I also don’t understand what kind of benchmark “one typeface for each week of the year” is. Round numbers are over-rated!
Can this thing handle more than one discussion [at a time]? I hope so, because there’s something I wanted to point out that I find more significant than the “numbers game”:
Out of 54 selections there were at most 1.5 open-source typefaces… Personally I think that’s entirely sensical, but is it possible this crowd is unduly pre-disposed towards proprietary designs? For example, why does Alegreya’s review mention nothing about the libre (not just free) version that seems to cover more than half of what the US$400 version does?
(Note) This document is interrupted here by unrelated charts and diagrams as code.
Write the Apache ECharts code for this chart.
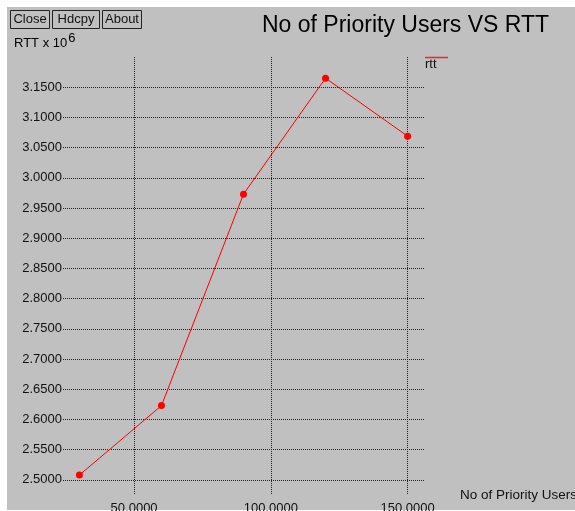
<!DOCTYPE html>
<html>
<head>
<meta charset="utf-8">
<script src="https://cdn.jsdelivr.net/npm/echarts@6/dist/echarts.min.js"></script>
<style>html,body{margin:0;padding:0;background:#fff;}#c{width:575px;height:511px;}</style>
</head>
<body>
<div id="c"></div>
<script>
var users = [30, 60, 90, 120, 150];
var rtt = [2.508, 2.623, 2.973, 3.165, 3.069];
var xTicks = [50, 100, 150];
var yTicks = [2.5, 2.55, 2.6, 2.65, 2.7, 2.75, 2.8, 2.85, 2.9, 2.95, 3.0, 3.05, 3.1, 3.15];
var buttons = ['Close', 'Hdcpy', 'About'];

var FONT = '"Liberation Sans", Arial, sans-serif';
var chart = echarts.init(document.getElementById('c'));

var btnX = [10, 52, 102];
var btnW = [39, 47, 39];
var graphics = [
  { type: 'rect', z: -100, silent: true, shape: { x: 7, y: 7, width: 568, height: 503 }, style: { fill: '#c0c0c0' } }
];
buttons.forEach(function (b, i) {
  graphics.push({ type: 'rect', shape: { x: btnX[i] + 0.5, y: 10.5, width: btnW[i], height: 18 }, style: { fill: '#c0c0c0', stroke: '#222', lineWidth: 1 } });
  graphics.push({ type: 'text', x: btnX[i] + 0.5 + btnW[i] / 2, y: 19.5, style: { text: b, fill: '#111', font: '13px ' + FONT, align: 'center', verticalAlign: 'middle' } });
});
graphics.push({
  type: 'text', x: 14, y: 43,
  style: {
    text: '{a|RTT x 10}{b|6}',
    verticalAlign: 'middle',
    rich: {
      a: { fontSize: 13, fontFamily: FONT, color: '#111' },
      b: { fontSize: 13, fontFamily: FONT, color: '#111', padding: [0, 0, 10, 1] }
    }
  }
});
graphics.push({ type: 'line', shape: { x1: 425, y1: 57.5, x2: 448, y2: 57.5 }, style: { stroke: '#ff2020', lineWidth: 1.5 } });
graphics.push({ type: 'text', x: 425, y: 64, style: { text: 'rtt', fill: '#111', font: '13px ' + FONT, verticalAlign: 'middle' } });

chart.setOption({
  backgroundColor: '#ffffff',
  animation: false,
  title: {
    text: 'No of Priority Users VS RTT',
    left: 257, top: 9,
    textStyle: { fontFamily: FONT, fontSize: 23, fontWeight: 'normal', color: '#000' }
  },
  graphic: graphics,
  grid: { left: 63, right: 151, top: 57, bottom: 16, containLabel: false, outerBoundsMode: 'none' },
  xAxis: {
    type: 'value', min: 24, max: 156,
    name: 'No of Priority Users', nameLocation: 'end', nameGap: 36,
    nameTextStyle: { fontFamily: FONT, fontSize: 13.5, color: '#111', verticalAlign: 'middle', padding: [0, 0, 2, 0] },
    axisLine: { show: false },
    axisTick: { show: false, customValues: xTicks },
    axisLabel: { customValues: xTicks, margin: 7, fontFamily: FONT, fontSize: 13, color: '#111',
      formatter: function (v) { return v.toFixed(4); } },
    splitLine: { show: true, lineStyle: { color: '#222', type: 'dotted', width: 1 } }
  },
  yAxis: {
    type: 'value', min: 2.475, max: 3.2,
    axisLine: { show: false },
    axisTick: { show: false, customValues: yTicks },
    axisLabel: { customValues: yTicks, margin: 1, fontFamily: FONT, fontSize: 13, color: '#111',
      formatter: function (v) { return v.toFixed(4); } },
    splitLine: { show: true, lineStyle: { color: '#222', type: 'dotted', width: 1 } }
  },
  series: [{
    name: 'rtt', type: 'line',
    data: users.map(function (u, i) { return [u, rtt[i]]; }),
    lineStyle: { color: '#ff0000', width: 1 },
    itemStyle: { color: '#ff0000' },
    symbol: 'circle', symbolSize: 7,
    z: 5
  }]
});
</script>
</body>
</html>
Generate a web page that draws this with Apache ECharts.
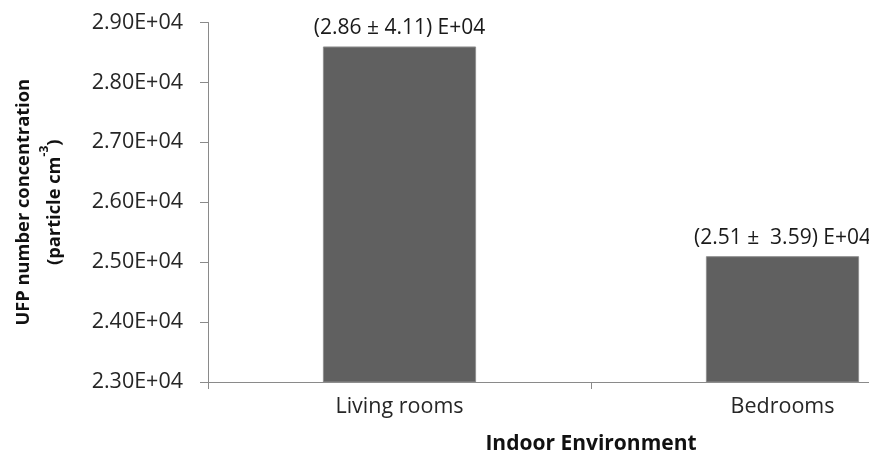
<!DOCTYPE html>
<html>
<head>
<meta charset="utf-8">
<script src="https://cdn.jsdelivr.net/npm/echarts@6/dist/echarts.min.js"></script>
<style>
  html, body { margin: 0; padding: 0; background: #fff; overflow: hidden; width: 869px; height: 460px; }
  /* the plot area continues past the right edge of the window */
  #chart { width: 974px; height: 460px; }
</style>
</head>
<body>
<div id="chart"></div>
<script>
// Mean UFP number concentration per indoor environment (particle cm^-3)
const categories = ['Living rooms', 'Bedrooms'];
const meanValues = [28600, 25100];
// Standard deviation shown in each label (in units of E+04)
const sdTexts = ['4.11', ' 3.59'];
// Value axis range and step
const yMin = 23000;
const yMax = 29000;
const yStep = 1000;

const FONT = '"Open Sans", "Noto Sans", sans-serif';
const TEXT = '#262626';
const AXIS = '#8a8a8a';

const chart = echarts.init(document.getElementById('chart'), null, { renderer: 'canvas' });

chart.setOption({
  animation: false,
  backgroundColor: '#ffffff',
  grid: { left: 208, top: 22.5, width: 766, height: 363, containLabel: false },
  xAxis: {
    type: 'category',
    data: categories,
    name: 'Indoor Environment',
    nameLocation: 'middle',
    nameGap: 52,
    nameTextStyle: { fontFamily: FONT, fontSize: 21, fontWeight: 'bold', color: '#111', verticalAlign: 'top' },
    axisLine: { lineStyle: { color: AXIS, width: 1 } },
    axisTick: { show: true, length: 7, lineStyle: { color: AXIS } },
    axisLabel: { margin: 14, fontFamily: FONT, fontSize: 21.5, color: TEXT }
  },
  yAxis: {
    type: 'value',
    min: yMin,
    max: yMax,
    interval: yStep,
    name: '{t|UFP number concentration}\n{t|(particle cm}{s|-3}{t|)}',
    nameLocation: 'middle',
    nameGap: 138,
    nameTextStyle: {
      rich: {
        t: { fontFamily: FONT, fontSize: 18.3, fontWeight: 'bold', color: '#111', lineHeight: 31 },
        s: { fontFamily: FONT, fontSize: 12, fontWeight: 'bold', color: '#111', lineHeight: 31, verticalAlign: 'top' }
      }
    },
    axisLine: { show: true, lineStyle: { color: AXIS, width: 1 } },
    axisTick: { show: true, length: 8, lineStyle: { color: AXIS } },
    splitLine: { show: false },
    axisLabel: {
      margin: 25,
      fontFamily: FONT,
      fontSize: 21.5,
      color: TEXT,
      formatter: v => (v / 10000).toFixed(2) + 'E+04'
    }
  },
  series: [{
    type: 'bar',
    data: meanValues,
    barWidth: '40%',
    itemStyle: { color: '#606060', borderColor: '#8f8f8f', borderWidth: 1 },
    label: {
      show: true,
      position: 'top',
      distance: 8,
      fontFamily: FONT,
      fontSize: 21,
      color: '#1a1a1a',
      formatter: p => '(' + (p.value / 10000).toFixed(2) + ' \u00b1 ' + sdTexts[p.dataIndex] + ') E+04'
    }
  }]
});
</script>
</body>
</html>
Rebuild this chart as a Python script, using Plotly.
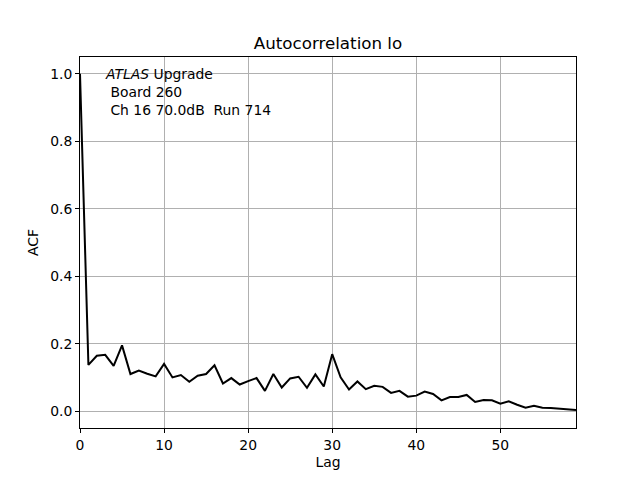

Hrant — I agree with you that my original question could have used some sugar coating for disambiguation, especially since many people don’t know my existing relationship to both the list (as a contributor, editor, and specimen designer) and to Stephen and many of the people involved (as a personal friend, collaborator, and co-worker).
I think the list is one of, if not the last places to read detailed and thoughtful type reviews. It’s a tremendous effort and I congratulate everyone involved.
I can only offer the assurance that the ideas behind asking my question were completely sincere. I know of at least 5 people who have typefaces or reviews in the list who have pondered similar questions in private but have been hesitant to express any doubts that might be read the wrong way. Seeing the reactions that followed, perhaps I should have kept quiet too, but hopefully next year’s list will be all the better for it.
As to your next point … You say:
However, I never said anything about the numbers was “a bad thing”, only that it raises questions that are worth considering. As I mentioned before, I am all for more type reviews and putting good typefaces in the limelight. But any judgements of what is good or bad for the list are up to Stephen to determine in the end, and I trust his judgement completely.
Hmmm…some nice ones, but any list that doesn’t include fonts by Dieter Hofrichter (Hoftype) just doesn’t cut it for me. ;)
Two of Dieter Hofrichter’s typefaces have been featured in 2011’s Favorites.